▶ **Problem to work on**
Repeat the listing below word for word, stopping after the line that contains "plt.rcParams['font.family'] = ['Liberation".

▶ **Supplied material**
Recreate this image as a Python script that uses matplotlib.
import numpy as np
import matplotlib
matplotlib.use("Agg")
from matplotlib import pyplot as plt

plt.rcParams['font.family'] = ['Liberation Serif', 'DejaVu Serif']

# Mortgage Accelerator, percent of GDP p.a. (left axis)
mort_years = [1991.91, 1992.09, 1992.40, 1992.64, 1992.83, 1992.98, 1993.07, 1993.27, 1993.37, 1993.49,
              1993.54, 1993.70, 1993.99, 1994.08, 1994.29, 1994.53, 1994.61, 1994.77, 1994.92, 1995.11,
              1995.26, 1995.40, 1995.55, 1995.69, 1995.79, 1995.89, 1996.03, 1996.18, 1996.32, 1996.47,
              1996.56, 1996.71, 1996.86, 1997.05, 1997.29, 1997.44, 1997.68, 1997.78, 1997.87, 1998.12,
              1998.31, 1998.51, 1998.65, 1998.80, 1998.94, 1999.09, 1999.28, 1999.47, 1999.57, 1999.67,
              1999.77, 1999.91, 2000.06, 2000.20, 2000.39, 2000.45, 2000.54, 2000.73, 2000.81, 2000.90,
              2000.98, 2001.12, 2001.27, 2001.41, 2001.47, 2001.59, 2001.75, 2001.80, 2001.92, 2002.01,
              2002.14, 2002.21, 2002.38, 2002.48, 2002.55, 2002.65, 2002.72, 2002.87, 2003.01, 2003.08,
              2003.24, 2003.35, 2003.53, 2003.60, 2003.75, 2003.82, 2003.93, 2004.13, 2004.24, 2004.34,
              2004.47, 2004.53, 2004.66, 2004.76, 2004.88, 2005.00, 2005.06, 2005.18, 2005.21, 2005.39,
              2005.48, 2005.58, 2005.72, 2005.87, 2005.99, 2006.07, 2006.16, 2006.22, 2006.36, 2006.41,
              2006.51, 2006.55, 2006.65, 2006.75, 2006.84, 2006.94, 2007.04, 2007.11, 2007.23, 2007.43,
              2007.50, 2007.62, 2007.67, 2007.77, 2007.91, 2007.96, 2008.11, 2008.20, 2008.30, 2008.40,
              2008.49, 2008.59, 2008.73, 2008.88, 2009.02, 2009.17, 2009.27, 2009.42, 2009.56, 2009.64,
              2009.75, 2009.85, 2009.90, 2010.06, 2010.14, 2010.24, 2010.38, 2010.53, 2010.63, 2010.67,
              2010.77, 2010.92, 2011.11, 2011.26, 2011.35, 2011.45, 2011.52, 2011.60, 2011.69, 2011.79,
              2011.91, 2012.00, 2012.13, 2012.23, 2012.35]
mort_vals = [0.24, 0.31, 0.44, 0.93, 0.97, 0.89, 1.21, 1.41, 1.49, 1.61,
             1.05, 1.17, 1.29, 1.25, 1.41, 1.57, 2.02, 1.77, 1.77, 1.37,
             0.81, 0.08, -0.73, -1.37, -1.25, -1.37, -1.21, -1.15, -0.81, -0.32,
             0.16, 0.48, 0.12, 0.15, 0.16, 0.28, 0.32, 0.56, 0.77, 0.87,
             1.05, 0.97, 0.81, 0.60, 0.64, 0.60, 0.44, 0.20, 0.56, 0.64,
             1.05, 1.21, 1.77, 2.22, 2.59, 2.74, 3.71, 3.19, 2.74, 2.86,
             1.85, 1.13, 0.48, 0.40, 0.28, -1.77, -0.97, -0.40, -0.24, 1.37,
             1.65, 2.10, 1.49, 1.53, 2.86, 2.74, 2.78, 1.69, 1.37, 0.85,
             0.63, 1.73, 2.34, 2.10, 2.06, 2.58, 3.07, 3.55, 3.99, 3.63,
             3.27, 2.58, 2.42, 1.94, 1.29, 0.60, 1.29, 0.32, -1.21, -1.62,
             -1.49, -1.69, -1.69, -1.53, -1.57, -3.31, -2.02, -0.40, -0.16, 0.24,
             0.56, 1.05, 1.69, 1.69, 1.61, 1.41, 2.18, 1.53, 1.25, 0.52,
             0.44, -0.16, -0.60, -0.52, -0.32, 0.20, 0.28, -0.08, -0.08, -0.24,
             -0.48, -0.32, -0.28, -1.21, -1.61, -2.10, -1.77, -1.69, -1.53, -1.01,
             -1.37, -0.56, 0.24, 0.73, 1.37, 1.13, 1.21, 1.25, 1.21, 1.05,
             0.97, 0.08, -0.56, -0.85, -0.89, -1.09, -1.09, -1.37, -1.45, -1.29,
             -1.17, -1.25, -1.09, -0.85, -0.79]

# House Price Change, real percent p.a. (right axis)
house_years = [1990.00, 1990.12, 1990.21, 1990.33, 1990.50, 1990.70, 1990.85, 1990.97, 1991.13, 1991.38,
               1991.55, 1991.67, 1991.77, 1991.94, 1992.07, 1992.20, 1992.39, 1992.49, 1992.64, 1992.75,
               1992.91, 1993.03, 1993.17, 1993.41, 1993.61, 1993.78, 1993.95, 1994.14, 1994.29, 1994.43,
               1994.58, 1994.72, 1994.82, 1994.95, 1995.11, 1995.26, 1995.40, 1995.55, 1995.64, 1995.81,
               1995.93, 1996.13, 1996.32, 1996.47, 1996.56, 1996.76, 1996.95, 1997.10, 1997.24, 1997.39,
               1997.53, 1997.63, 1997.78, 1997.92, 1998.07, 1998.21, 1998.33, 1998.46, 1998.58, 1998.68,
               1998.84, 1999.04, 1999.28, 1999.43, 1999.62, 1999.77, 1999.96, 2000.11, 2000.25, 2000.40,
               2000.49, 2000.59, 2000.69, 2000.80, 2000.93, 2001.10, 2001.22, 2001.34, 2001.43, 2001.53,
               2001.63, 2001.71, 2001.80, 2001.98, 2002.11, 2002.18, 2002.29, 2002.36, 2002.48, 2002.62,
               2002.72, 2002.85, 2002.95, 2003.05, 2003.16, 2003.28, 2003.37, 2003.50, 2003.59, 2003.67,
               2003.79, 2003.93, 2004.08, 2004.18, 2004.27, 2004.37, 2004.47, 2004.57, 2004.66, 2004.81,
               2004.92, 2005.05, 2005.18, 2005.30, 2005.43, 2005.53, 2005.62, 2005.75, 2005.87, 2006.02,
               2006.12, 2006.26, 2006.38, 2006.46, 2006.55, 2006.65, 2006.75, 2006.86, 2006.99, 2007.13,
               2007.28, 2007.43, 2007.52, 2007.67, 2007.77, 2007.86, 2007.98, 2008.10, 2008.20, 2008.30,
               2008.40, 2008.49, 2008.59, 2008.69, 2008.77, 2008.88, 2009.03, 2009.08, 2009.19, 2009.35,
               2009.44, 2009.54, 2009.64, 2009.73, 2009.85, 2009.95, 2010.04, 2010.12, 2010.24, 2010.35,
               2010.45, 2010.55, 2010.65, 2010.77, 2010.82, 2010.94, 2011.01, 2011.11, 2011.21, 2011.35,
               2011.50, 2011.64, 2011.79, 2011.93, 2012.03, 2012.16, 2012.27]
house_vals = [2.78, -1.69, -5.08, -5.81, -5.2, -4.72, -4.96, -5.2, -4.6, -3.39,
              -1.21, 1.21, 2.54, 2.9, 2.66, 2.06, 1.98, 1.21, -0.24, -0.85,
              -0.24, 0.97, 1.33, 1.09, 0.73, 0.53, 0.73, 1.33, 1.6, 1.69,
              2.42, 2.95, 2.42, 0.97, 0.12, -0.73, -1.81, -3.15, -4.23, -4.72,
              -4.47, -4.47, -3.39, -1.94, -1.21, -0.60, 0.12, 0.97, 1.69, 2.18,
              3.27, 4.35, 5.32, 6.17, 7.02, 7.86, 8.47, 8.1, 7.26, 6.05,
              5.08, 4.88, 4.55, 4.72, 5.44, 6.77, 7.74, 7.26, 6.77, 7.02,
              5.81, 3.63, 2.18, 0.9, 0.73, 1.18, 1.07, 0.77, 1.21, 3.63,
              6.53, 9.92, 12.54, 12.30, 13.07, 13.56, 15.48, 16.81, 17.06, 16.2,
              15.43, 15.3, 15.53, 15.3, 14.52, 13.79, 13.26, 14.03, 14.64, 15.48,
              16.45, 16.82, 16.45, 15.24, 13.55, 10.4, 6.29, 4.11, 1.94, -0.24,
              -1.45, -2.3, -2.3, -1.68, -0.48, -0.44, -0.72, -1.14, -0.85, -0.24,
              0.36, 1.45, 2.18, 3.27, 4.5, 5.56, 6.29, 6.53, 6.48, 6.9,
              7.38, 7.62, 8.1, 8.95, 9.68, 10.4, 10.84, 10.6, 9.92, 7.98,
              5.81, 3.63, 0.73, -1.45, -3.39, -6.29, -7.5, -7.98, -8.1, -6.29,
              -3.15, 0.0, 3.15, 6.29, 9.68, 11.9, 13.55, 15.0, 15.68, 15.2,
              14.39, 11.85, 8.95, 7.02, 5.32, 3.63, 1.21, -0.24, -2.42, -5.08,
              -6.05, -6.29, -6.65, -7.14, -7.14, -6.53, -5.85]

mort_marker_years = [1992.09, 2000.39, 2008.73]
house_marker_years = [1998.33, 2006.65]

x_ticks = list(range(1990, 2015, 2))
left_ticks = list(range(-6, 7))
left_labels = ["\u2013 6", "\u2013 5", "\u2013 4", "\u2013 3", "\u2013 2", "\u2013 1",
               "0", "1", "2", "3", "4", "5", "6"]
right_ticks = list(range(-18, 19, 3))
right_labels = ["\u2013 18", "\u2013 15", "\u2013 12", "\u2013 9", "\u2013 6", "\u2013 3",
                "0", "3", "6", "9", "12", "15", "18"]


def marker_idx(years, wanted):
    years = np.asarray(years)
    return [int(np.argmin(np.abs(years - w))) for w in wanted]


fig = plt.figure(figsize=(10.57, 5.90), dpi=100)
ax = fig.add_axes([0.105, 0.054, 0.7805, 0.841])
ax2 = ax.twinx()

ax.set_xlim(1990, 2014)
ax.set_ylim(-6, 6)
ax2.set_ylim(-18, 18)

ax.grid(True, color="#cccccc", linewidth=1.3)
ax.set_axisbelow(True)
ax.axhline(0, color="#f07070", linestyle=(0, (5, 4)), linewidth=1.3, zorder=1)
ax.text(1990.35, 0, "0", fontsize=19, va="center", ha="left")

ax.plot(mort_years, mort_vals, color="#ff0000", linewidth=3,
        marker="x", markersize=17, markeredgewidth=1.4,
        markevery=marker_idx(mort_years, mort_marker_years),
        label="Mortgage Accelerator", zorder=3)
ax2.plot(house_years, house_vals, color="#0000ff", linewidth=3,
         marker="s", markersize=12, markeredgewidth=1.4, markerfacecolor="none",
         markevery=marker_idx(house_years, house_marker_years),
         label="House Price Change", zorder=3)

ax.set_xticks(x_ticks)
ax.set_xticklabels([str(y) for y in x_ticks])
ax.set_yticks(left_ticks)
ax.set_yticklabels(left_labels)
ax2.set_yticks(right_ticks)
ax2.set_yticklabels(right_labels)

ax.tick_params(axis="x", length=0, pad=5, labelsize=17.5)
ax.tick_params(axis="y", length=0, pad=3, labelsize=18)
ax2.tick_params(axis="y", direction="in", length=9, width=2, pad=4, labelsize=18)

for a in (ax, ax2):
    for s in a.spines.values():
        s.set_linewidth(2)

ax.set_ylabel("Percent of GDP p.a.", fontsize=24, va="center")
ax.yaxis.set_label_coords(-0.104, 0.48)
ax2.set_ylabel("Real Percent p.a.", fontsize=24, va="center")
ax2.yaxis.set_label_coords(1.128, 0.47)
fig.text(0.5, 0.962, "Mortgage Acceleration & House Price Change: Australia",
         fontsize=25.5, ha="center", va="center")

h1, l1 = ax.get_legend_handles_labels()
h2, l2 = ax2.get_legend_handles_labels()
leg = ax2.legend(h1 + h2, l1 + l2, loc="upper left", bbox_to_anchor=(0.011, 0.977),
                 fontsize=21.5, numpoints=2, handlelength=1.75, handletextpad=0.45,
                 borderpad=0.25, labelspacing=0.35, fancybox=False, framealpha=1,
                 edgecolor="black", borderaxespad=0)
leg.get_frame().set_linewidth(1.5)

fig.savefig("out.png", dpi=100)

▶ **Full output**
Recreate this image as a Python script that uses matplotlib.
import numpy as np
import matplotlib
matplotlib.use("Agg")
from matplotlib import pyplot as plt

plt.rcParams['font.family'] = ['Liberation Serif', 'DejaVu Serif']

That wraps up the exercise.